The HP mouse currently has two main issues with it. 1, it doesn’t “sleep” or turn itself off after a period of inactivity. It just stays on, even if the usb dongle is disconnected, until the battery just dies on it. 2, it’s clicking software/firmware had a fucking stroke or some shit. It only clicks on the active screen; so for example, if I have Firefox open and fullscreen, it will not click on the task bar on the bottom of my screen at all. It won’t even register that it’s hovering over something down there, it just refuses. That, and the middle click won’t work. It’s genuinely annoying, because the mouse used to work with no issues. I have no idea what caused this, and my conspiracy theory is that HP just kills mice that are alive for too long, because this is fucking horse shit. I do not recommend this fucking mouse at all for this.
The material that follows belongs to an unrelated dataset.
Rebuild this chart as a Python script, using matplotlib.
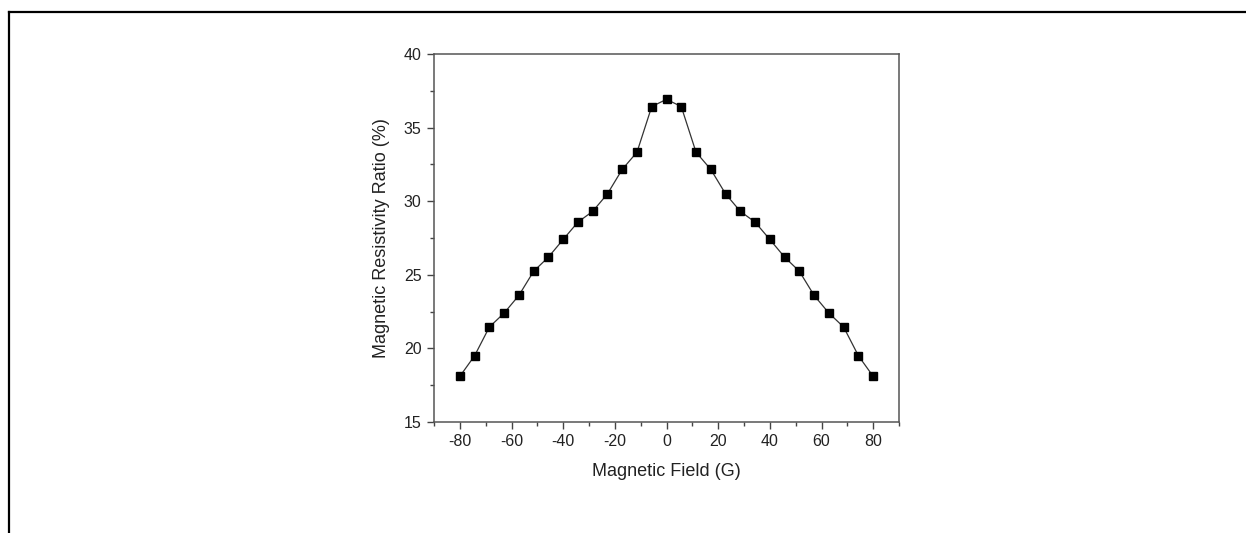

What’s funny is, I tried both my previous mouse (the one with the broken scroll wheel), and my desktop’s wired mouse, and both worked excellently. No issues at all, unable to replicate the issues experienced by my HP mouse. Crawling through the journalctl
logs don’t show anything wrong with any of the mice, at least not that my noob ass could tell, and the HP support page for the 280 doesn’t have a fucking user manual for it. There just doesn’t seem to be one at all, not one I can find at least.
Anyways, /rant. How can I see what’s wrong with the 280, or fix what might be wrong with it (or factory reset the mouse, if that’s a thing)? Alternatively, how can I fix my other mouse’s scroll wheel (Victsing Wireless Mouse model PC106A my beloved)?
Edit: Forgot to mention, on Linux mint 22.1 cinnamon, on an HP laptop oddly enough (you would think HP accessories would work with HP products). if you need any information, journalctl
, inxi
, my fucking social security number, whatever, lmk.
You’re getting past my experience and into stuff I am half aware of on the periphery. I think you likely have an issue in the boot loader stuff. Like the bootloader initiates all the hardware onto handles that Linux then takes control over. IIRC Linux doesn’t implicitly trust any of this, but instead goes through it discovering what exists and where. Most touch pads on laptops are just an internal USB device, but not all. Some are actual hardware implementations. I had an old work Apple laptop that had a 40-odd-pin ribbon cable connection once – crazy.
It may be a situation where the touch pad is some oddball unique implementation or some hacked workaround specific to your machine. Check for scans of the same on linux-hardware.org and be sure to do a scan of yours too for anyone else. See if anyone has left notes or used other specific kernels. If some odd-ball thing works, it is probably in their scan. Do a GitHub search for the model. Sometimes that turns up something useful. Arch documentation is another. Gentoo has the documentation for all the low level stuff, how it works, and how to implement it in advanced tutorial form. Base Debian is the hardware hackers space. At this level of kernel configuration stuff, all distros are basically the same.
I have a less intrusive but similar issue with a RGB keyboard controller on a laptop that is outside of the kernel in unregistered memory.